The request: Quote the data exactly, first line to the line containing "return (x - L) / pw", with no pictures.

** Start Given material **

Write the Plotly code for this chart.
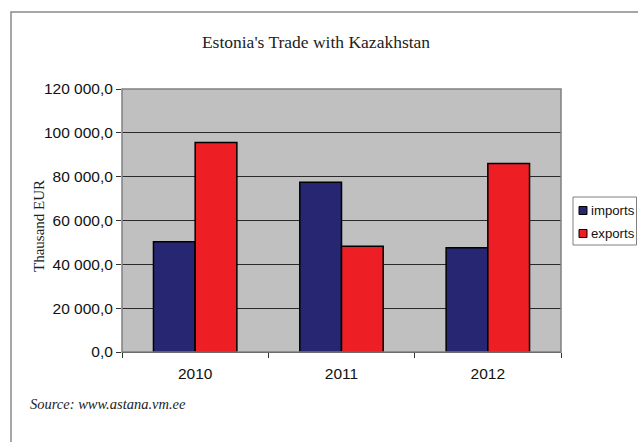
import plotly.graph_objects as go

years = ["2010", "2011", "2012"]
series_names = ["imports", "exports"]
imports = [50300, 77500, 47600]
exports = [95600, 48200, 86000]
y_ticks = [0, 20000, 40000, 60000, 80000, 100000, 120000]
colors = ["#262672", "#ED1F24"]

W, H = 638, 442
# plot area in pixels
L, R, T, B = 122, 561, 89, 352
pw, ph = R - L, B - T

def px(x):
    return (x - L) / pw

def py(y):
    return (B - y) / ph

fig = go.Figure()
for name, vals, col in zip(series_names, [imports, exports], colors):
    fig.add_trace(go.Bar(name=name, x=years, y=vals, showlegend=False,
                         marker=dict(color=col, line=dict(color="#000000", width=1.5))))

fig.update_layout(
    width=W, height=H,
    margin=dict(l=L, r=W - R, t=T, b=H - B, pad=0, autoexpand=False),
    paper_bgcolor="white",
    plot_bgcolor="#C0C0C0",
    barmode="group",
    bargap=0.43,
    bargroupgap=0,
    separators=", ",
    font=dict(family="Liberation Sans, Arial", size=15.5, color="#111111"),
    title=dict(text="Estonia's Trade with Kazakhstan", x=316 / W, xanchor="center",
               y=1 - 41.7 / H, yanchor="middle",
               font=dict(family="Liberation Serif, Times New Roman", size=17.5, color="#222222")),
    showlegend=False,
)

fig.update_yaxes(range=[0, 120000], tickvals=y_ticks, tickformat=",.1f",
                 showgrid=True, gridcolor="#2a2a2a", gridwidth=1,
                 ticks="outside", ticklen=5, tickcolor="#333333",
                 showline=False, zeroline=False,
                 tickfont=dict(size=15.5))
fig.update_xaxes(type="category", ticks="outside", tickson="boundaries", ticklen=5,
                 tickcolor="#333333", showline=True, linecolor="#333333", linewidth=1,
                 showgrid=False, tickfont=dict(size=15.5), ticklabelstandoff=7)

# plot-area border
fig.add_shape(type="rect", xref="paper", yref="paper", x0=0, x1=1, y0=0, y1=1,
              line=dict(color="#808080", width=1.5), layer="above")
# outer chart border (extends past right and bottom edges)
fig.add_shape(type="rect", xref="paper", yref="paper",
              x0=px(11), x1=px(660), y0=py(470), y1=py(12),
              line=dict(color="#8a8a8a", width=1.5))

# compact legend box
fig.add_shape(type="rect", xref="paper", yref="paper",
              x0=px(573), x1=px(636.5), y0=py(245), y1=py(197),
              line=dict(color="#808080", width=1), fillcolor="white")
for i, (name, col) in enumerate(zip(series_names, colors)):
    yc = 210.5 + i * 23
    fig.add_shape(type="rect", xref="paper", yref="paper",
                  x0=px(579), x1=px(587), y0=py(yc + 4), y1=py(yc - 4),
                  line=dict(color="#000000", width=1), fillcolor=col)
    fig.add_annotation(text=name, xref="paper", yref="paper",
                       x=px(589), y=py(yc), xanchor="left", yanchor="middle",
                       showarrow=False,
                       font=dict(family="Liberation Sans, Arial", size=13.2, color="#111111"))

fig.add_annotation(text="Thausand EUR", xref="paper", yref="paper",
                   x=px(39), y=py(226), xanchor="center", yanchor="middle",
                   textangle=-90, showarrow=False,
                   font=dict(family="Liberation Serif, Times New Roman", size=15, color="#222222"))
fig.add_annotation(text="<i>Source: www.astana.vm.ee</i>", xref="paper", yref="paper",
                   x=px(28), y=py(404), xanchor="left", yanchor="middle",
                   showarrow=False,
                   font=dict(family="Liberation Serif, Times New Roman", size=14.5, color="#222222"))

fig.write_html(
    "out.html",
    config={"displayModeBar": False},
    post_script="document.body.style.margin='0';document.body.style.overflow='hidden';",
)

** End Given material **

Solution to the exercise:
Write the Plotly code for this chart.
import plotly.graph_objects as go

years = ["2010", "2011", "2012"]
series_names = ["imports", "exports"]
imports = [50300, 77500, 47600]
exports = [95600, 48200, 86000]
y_ticks = [0, 20000, 40000, 60000, 80000, 100000, 120000]
colors = ["#262672", "#ED1F24"]

W, H = 638, 442
# plot area in pixels
L, R, T, B = 122, 561, 89, 352
pw, ph = R - L, B - T

def px(x):
    return (x - L) / pw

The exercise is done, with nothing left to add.